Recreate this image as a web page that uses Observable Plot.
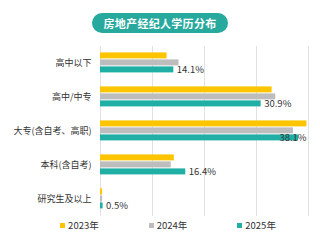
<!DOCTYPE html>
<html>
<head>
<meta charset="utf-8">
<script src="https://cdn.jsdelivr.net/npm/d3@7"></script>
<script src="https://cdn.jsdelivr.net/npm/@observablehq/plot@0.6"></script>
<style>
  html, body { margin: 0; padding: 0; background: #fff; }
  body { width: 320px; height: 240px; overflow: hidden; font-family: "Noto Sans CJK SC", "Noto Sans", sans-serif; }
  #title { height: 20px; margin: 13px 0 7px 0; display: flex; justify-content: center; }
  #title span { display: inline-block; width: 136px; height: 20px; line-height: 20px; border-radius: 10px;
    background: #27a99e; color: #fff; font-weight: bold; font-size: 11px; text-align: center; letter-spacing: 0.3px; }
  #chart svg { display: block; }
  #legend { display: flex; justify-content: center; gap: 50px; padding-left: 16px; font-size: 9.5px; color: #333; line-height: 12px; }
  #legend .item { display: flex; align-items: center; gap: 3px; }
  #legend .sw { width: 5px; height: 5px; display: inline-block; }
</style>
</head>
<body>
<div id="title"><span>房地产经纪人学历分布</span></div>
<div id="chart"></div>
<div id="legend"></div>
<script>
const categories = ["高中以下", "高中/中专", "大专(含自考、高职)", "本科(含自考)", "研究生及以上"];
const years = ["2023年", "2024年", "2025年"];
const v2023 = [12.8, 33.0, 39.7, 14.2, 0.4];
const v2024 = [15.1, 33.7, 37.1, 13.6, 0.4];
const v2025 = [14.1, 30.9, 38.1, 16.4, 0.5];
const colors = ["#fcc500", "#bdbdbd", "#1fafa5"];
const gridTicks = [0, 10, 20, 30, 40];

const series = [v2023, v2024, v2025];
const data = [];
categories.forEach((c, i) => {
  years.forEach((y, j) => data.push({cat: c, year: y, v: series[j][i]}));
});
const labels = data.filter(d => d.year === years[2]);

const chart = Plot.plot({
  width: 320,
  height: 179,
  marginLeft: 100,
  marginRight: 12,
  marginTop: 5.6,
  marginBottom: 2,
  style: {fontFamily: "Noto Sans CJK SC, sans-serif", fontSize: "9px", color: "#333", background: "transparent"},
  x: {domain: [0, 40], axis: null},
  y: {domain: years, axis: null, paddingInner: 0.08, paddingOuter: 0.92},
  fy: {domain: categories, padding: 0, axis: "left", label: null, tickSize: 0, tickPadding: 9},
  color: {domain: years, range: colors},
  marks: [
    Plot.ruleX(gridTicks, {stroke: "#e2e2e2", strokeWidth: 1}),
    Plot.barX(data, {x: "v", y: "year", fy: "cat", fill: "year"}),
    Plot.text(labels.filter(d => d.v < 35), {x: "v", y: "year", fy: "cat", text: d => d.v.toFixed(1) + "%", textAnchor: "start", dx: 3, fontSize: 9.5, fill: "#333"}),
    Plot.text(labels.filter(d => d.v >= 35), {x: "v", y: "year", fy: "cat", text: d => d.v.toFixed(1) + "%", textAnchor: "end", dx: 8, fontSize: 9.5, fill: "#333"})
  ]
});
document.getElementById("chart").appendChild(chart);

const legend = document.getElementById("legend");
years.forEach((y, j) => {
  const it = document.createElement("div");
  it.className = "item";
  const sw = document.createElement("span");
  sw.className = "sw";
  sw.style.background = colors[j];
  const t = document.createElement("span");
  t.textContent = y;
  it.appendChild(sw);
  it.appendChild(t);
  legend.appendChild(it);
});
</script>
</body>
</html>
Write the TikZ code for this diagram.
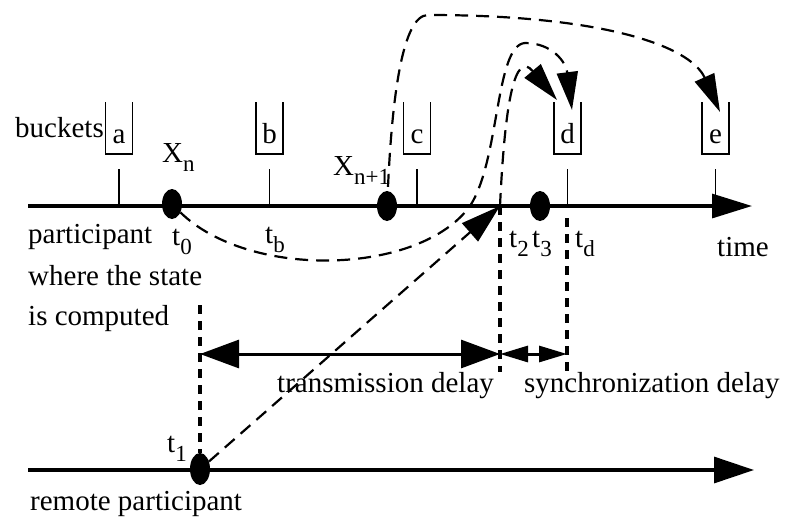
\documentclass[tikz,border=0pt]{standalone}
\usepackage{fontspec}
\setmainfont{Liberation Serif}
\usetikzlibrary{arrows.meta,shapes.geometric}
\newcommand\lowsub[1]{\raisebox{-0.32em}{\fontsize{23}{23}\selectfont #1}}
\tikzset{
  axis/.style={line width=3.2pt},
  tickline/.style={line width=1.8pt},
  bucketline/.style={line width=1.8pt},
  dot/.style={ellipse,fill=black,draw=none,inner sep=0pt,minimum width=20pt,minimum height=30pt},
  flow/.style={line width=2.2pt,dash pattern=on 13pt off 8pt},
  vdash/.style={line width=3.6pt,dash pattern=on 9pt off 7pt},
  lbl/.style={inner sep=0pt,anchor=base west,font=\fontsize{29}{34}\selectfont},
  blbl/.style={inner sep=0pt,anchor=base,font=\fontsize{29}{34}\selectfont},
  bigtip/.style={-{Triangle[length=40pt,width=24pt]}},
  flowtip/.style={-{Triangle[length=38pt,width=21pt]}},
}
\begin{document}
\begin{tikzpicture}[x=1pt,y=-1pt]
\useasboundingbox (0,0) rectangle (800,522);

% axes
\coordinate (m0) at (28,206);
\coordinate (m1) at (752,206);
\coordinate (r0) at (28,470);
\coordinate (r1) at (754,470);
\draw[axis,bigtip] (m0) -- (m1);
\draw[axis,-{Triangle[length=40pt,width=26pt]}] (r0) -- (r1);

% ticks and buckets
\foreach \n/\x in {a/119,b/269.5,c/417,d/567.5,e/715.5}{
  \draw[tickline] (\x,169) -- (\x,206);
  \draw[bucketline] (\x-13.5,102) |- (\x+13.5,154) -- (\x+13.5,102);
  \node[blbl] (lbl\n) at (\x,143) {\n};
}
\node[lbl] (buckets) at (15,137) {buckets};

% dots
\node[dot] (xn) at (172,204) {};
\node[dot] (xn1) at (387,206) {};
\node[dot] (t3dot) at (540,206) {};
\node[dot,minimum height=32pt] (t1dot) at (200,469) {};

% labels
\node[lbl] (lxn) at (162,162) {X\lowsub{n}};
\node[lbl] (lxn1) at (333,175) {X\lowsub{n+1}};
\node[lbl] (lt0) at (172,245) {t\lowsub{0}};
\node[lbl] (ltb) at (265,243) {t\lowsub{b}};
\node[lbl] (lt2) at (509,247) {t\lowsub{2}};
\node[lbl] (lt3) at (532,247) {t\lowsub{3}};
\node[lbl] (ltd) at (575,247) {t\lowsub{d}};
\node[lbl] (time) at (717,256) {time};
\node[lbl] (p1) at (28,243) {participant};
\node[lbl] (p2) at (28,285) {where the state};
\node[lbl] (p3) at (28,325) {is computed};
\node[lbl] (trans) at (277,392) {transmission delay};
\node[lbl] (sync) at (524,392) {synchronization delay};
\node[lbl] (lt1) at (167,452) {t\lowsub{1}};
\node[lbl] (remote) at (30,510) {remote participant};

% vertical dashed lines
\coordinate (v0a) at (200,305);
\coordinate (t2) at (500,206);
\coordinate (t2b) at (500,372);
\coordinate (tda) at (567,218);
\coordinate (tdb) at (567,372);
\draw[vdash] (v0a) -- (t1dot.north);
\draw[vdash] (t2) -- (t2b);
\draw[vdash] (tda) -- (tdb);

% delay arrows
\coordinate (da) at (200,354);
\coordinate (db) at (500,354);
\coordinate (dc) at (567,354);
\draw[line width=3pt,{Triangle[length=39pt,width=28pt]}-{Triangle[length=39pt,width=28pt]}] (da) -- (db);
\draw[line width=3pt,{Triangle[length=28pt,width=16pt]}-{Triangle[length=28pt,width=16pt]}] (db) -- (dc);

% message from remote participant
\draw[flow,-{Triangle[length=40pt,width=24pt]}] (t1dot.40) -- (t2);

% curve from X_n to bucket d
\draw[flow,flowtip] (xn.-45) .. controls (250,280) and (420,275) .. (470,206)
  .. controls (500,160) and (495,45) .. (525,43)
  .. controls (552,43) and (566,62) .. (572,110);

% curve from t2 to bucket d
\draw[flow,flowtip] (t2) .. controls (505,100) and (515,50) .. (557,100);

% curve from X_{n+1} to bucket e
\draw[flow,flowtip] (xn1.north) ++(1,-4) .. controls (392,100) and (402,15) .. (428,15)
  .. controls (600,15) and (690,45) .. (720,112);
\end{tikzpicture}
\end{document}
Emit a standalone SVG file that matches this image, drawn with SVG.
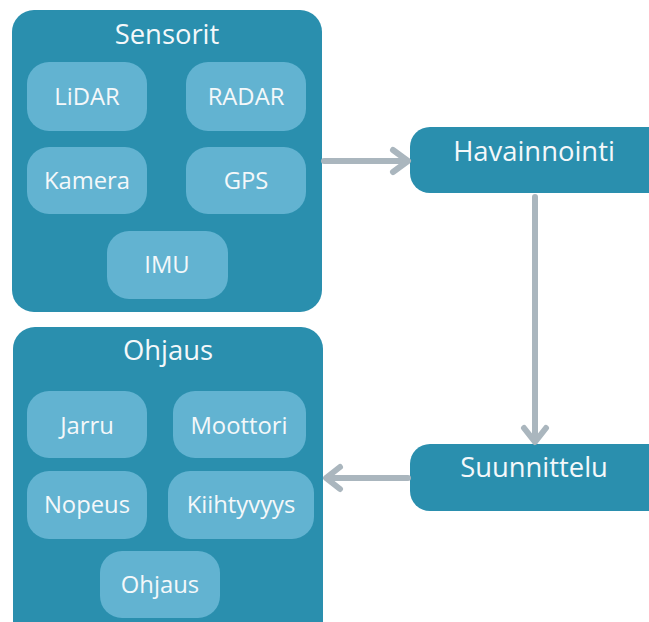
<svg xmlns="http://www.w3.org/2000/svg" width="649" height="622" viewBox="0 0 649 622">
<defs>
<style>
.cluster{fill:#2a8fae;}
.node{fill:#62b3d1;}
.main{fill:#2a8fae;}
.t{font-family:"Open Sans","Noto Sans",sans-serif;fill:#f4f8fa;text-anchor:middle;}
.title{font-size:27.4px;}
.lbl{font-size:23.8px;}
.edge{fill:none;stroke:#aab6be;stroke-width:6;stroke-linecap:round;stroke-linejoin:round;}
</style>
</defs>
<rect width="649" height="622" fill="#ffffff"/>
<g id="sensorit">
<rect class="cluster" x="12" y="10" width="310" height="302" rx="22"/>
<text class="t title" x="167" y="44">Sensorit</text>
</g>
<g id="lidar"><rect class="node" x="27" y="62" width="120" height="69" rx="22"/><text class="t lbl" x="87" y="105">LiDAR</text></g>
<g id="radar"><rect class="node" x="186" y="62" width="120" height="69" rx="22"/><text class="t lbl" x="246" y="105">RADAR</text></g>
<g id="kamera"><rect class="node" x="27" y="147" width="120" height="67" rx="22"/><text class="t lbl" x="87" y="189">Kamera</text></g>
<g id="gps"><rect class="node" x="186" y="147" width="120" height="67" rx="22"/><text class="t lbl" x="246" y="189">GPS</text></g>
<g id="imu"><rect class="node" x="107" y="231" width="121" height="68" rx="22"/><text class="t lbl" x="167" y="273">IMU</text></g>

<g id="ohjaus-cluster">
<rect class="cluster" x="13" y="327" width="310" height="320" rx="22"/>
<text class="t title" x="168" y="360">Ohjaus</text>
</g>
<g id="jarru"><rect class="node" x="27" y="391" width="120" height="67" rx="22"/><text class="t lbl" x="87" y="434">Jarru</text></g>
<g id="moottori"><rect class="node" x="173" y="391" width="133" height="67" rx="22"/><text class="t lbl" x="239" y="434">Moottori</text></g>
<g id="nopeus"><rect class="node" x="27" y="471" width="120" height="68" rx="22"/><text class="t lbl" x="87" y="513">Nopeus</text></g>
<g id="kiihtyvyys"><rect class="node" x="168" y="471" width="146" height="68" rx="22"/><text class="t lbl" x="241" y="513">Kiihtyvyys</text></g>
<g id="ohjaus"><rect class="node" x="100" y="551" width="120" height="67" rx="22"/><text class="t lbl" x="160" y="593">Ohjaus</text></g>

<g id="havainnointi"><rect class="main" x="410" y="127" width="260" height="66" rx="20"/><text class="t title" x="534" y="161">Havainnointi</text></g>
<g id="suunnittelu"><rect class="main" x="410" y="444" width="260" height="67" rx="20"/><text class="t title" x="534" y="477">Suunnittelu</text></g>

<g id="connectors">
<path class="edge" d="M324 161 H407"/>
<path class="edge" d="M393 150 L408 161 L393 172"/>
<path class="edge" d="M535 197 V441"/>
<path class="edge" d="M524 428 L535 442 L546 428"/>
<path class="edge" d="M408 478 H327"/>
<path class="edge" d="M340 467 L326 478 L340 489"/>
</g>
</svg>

:::::

What you will do: In the records above, collect each line with "that".

Output for this exercise:
Recreate this image as a web page that uses Observable Plot.
Emit a standalone SVG file that matches this image, drawn with SVG.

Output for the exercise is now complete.